> Recorded data:

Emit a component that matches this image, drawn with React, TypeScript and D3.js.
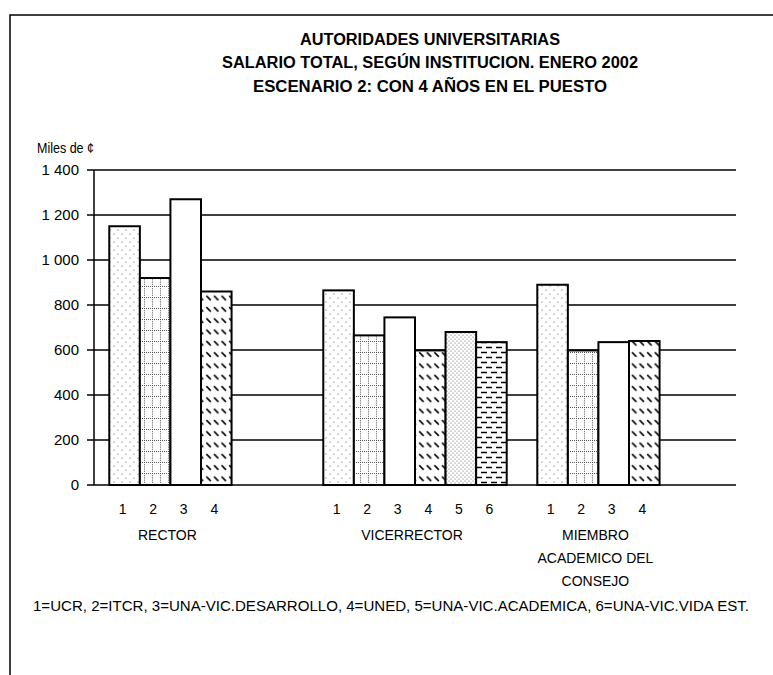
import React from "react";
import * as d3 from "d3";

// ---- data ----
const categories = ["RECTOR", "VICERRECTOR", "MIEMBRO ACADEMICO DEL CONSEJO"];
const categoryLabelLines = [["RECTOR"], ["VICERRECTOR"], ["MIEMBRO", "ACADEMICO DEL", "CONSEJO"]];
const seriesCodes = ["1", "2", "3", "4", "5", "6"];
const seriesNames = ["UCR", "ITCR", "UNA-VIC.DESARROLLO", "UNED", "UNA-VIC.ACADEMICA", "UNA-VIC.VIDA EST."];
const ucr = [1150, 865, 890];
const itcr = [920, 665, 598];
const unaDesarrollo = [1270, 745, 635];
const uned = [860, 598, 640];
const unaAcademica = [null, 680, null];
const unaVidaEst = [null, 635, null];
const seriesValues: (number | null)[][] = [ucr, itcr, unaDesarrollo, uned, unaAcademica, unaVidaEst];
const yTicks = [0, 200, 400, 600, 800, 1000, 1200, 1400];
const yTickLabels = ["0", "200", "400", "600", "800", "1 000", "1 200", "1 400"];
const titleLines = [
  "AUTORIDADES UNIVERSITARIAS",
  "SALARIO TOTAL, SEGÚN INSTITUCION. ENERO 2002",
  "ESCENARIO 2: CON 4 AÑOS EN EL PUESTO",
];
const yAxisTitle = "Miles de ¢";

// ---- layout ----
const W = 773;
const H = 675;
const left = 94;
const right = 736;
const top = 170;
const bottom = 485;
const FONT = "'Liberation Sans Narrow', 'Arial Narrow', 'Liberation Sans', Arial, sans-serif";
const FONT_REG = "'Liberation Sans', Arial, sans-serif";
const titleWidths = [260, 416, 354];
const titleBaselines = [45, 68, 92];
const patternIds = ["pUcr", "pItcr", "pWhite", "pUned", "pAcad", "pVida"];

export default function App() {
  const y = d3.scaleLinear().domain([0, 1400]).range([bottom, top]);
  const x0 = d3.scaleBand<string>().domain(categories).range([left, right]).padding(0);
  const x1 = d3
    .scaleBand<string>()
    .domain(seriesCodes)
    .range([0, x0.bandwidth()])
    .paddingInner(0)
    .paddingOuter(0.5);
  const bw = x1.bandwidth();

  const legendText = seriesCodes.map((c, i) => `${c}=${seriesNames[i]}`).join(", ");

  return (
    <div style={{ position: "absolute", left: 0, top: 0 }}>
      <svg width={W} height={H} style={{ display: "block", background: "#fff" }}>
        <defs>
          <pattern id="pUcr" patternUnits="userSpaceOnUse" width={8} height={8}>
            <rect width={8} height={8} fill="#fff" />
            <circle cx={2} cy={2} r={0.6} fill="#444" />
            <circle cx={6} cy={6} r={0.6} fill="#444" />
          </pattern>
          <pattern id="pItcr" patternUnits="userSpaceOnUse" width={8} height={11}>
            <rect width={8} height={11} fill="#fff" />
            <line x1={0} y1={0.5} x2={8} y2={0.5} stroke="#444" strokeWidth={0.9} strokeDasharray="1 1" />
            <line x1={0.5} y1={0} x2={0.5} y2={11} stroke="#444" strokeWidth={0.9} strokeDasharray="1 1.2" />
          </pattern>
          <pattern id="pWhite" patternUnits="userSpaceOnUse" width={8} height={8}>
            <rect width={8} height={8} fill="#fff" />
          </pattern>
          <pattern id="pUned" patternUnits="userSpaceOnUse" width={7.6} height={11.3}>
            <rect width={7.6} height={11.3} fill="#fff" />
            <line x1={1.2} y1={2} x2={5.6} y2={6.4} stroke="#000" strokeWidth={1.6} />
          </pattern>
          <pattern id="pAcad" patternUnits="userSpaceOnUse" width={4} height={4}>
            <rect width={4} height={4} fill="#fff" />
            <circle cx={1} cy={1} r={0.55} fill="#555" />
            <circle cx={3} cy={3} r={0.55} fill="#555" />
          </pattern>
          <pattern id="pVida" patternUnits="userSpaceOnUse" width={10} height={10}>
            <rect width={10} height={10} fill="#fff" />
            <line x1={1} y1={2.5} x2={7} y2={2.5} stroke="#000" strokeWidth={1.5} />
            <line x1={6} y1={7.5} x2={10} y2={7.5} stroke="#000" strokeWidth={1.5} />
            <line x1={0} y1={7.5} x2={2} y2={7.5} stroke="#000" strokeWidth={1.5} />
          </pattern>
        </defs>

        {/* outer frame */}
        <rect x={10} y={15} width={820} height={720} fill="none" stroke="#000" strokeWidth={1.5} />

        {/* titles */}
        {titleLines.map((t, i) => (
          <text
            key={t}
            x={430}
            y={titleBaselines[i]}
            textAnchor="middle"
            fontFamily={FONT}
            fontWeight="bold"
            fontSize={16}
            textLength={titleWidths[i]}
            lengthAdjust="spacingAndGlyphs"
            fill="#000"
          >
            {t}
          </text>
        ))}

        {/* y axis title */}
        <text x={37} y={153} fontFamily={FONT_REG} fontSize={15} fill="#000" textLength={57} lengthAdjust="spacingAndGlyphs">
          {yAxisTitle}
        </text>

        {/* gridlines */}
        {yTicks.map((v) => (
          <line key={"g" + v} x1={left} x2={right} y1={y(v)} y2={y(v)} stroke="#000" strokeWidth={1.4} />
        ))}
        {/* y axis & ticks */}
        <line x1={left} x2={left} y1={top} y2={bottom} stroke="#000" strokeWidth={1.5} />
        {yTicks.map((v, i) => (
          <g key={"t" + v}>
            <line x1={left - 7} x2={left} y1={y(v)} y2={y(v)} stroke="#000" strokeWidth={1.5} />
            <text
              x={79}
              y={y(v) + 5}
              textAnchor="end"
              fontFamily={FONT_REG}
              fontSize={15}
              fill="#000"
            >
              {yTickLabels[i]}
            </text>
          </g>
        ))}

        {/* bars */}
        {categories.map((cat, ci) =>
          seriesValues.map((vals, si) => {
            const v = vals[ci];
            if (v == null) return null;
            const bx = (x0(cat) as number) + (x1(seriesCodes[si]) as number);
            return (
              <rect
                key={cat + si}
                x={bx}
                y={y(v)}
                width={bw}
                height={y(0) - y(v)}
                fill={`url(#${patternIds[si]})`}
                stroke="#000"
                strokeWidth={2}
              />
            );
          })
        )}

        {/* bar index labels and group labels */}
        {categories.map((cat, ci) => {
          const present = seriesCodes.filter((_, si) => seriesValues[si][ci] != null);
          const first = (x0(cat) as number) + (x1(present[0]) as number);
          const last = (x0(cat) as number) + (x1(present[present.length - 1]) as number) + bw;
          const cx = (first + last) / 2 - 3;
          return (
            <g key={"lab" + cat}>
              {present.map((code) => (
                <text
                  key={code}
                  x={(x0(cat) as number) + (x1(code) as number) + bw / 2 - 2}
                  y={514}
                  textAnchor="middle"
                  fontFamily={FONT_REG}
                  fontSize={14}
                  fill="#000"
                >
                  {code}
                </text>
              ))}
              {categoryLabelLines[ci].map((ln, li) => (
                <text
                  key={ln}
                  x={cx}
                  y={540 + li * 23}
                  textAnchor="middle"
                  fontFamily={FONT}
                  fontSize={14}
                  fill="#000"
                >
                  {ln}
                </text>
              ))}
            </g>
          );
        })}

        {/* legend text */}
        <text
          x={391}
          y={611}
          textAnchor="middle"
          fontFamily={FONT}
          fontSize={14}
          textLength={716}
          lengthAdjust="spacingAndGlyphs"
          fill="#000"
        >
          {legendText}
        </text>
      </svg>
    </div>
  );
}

> Written instruction: Return the material line for line, from its beginning to the line that contains "import * as", with the pictures left out.

> Solution for this exercise:
Emit a component that matches this image, drawn with React, TypeScript and D3.js.
import React from "react";
import * as d3 from "d3";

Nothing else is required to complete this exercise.